I didn't plan on just throwing a CKP in, because 1 the exact code for it is not present, and 2 because of location. Of course there actually being a timing issue has been in the back of my head, since I first saw the codes, But again, I would like to at least try and troubleshoot to rule out other things. I do have a friend helping me as much as he can, and he even said that with all the circuit codes he's wondering if it could be something else. I did find out that my battery tested 12.26v with a volt meter, when my scanner said it was okay, according to everything online its below specs of a good battery, and could be a possible cause of the long start, or other electrical issues. I am taking the battery to get charged in the morning and will retest, if it still fails to hold a charge ill replace.
I have an Innova 3040e scanner, OBD2 codes, ABS, Live data, battery and Alternator testing. Not the top dog, but does give me enough information that I can take it and look online.
www.innova.com
Youtube is my best friend, I figured out how to replace the actuator and cam sensor from there. In regards to looking up cluster of codes, I did do that with the cam/crank codes, however, most questions asked have either lead to a dead forum, with no real answers or possible solutions, or they have a solved tag, and the solution was to replace the cam sensor, and usually didn't include a code or 2 out of the Custer of codes I have.

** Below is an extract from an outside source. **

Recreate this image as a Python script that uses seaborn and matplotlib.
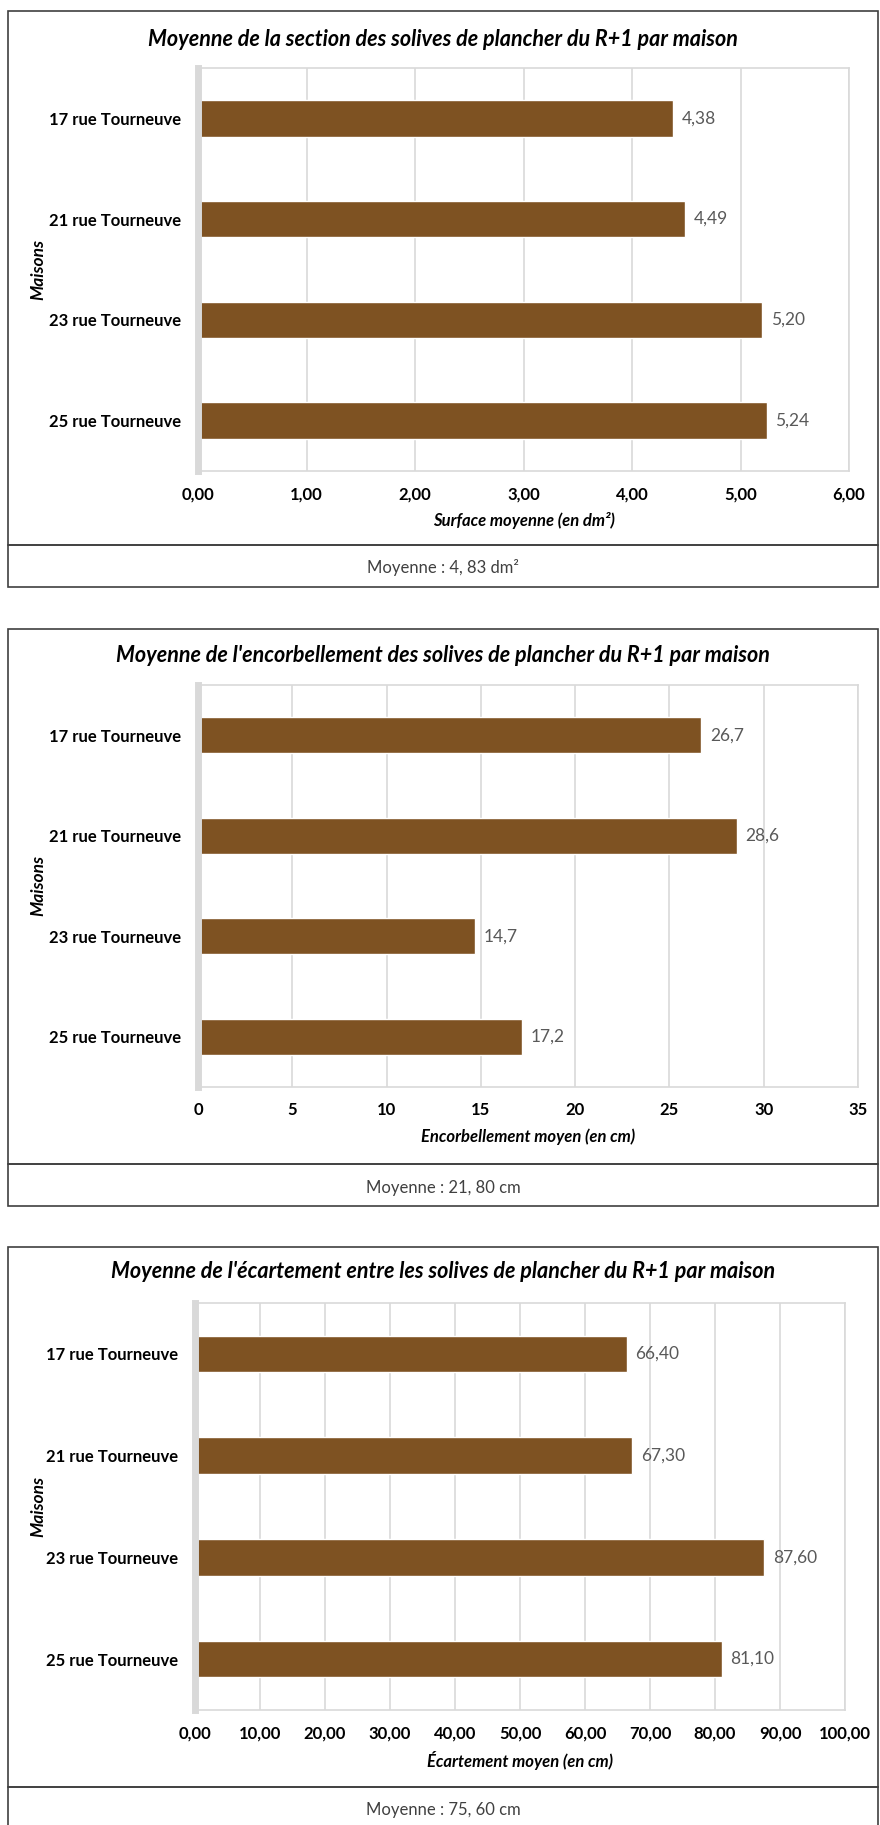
import matplotlib
matplotlib.use("Agg")
import matplotlib.pyplot as plt
from matplotlib.patches import Rectangle
from matplotlib.ticker import FuncFormatter
import seaborn as sns

# --- data ---
houses = ["17 rue Tourneuve", "21 rue Tourneuve", "23 rue Tourneuve", "25 rue Tourneuve"]

section_values = [4.38, 4.49, 5.20, 5.24]
section_ticks = [0, 1, 2, 3, 4, 5, 6]
section_title = "Moyenne de la section des solives de plancher du R+1 par maison"
section_xlabel = "Surface moyenne (en dm²)"
section_footer = "Moyenne : 4, 83 dm²"

encorb_values = [26.7, 28.6, 14.7, 17.2]
encorb_ticks = [0, 5, 10, 15, 20, 25, 30, 35]
encorb_title = "Moyenne de l'encorbellement des solives de plancher du R+1 par maison"
encorb_xlabel = "Encorbellement moyen (en cm)"
encorb_footer = "Moyenne : 21, 80 cm"

ecart_values = [66.40, 67.30, 87.60, 81.10]
ecart_ticks = [0, 10, 20, 30, 40, 50, 60, 70, 80, 90, 100]
ecart_title = "Moyenne de l'écartement entre les solives de plancher du R+1 par maison"
ecart_xlabel = "Écartement moyen (en cm)"
ecart_footer = "Moyenne : 75, 60 cm"

BROWN = "#7E5222"
GRID = "#d9d9d9"
W, H = 880, 1825

sns.set_theme(style="white")
plt.rcParams["font.family"] = ["Lato", "DejaVu Sans"]


def fr(x):
    return x / W


def fry(y):
    return 1 - y / H


def comma(v, decimals):
    return f"{v:.{decimals}f}".replace(".", ",")


def draw_panel(fig, values, ticks, title, xlabel, footer, tick_dec, val_dec, geo):
    x0, x1, ytop, ybot = geo["plot"]
    box_top, foot_line, box_bot = geo["box"]

    # outer frame and footer frame
    for (t, b) in [(box_top, foot_line), (foot_line, box_bot)]:
        fig.add_artist(Rectangle((fr(8), fry(b)), fr(870), (b - t) / H,
                                 transform=fig.transFigure, fill=False,
                                 edgecolor="#404040", linewidth=1.2))

    ax = fig.add_axes([fr(x0), fry(ybot), fr(x1 - x0), (ybot - ytop) / H])
    sns.barplot(x=values, y=houses, orient="h", color=BROWN, saturation=1,
                width=0.36, ax=ax)
    ax.set_xlim(ticks[0], ticks[-1])
    ax.set_xticks(ticks)
    ax.xaxis.set_major_formatter(FuncFormatter(lambda v, p: comma(v, tick_dec)))
    ax.grid(axis="x", color=GRID, linewidth=1.2)
    ax.set_axisbelow(True)

    for side in ["top", "right", "bottom"]:
        ax.spines[side].set_color(GRID)
        ax.spines[side].set_linewidth(1.2)
    ax.spines["left"].set_color(GRID)
    ax.spines["left"].set_linewidth(5)

    ax.tick_params(axis="x", length=0, pad=11, labelsize=12)
    ax.tick_params(axis="y", length=0, pad=12, labelsize=12)
    for lab in ax.get_xticklabels() + ax.get_yticklabels():
        lab.set_fontweight("bold")
        lab.set_color("black")

    ax.bar_label(ax.containers[0], labels=[comma(v, val_dec) for v in values],
                 padding=6, color="#595959", fontsize=12.5)

    ax.set_xlabel(xlabel, fontsize=12, fontweight="bold", style="italic",
                  labelpad=7, color="black")
    ax.set_ylabel("")
    fig.text(fr(38), fry((ytop + ybot) / 2), "Maisons", rotation=90,
             ha="center", va="center", fontsize=12.5, fontweight="bold",
             style="italic", color="black")

    fig.text(fr(443), fry(geo["title_y"]), title, ha="center", va="center",
             fontsize=15.5, fontweight="bold", style="italic", color="black")
    fig.text(fr(443), fry(geo["footer_y"]), footer, ha="center", va="center",
             fontsize=12, color="#404040")
    return ax


def main():
    fig = plt.figure(figsize=(W / 100, H / 100), dpi=100)
    fig.patch.set_facecolor("white")

    draw_panel(fig, section_values, section_ticks, section_title, section_xlabel,
               section_footer, 2, 2,
               {"plot": (198, 849, 68, 471), "box": (11, 545, 587),
                "title_y": 40, "footer_y": 567})
    draw_panel(fig, encorb_values, encorb_ticks, encorb_title, encorb_xlabel,
               encorb_footer, 0, 1,
               {"plot": (198, 858, 685, 1087), "box": (629, 1164, 1206),
                "title_y": 655, "footer_y": 1188})
    draw_panel(fig, ecart_values, ecart_ticks, ecart_title, ecart_xlabel,
               ecart_footer, 2, 2,
               {"plot": (195, 845, 1303, 1710), "box": (1247, 1787, 1835),
                "title_y": 1272, "footer_y": 1810})

    fig.savefig("out.png", dpi=100, facecolor="white")


if __name__ == "__main__":
    main()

Im not expecting anyone to be able to 100% accurately diagnose my issue down to a T over the internet, but a finger point of where to possibly look or things to try would be great. I had contemplated taking the truck in for diagnostics, but each time I ask what the diagnostics entail, I get "we put it on a scanner and pull the codes, it will give us a general idea of whats going on".... sounds like the same thing Im doing.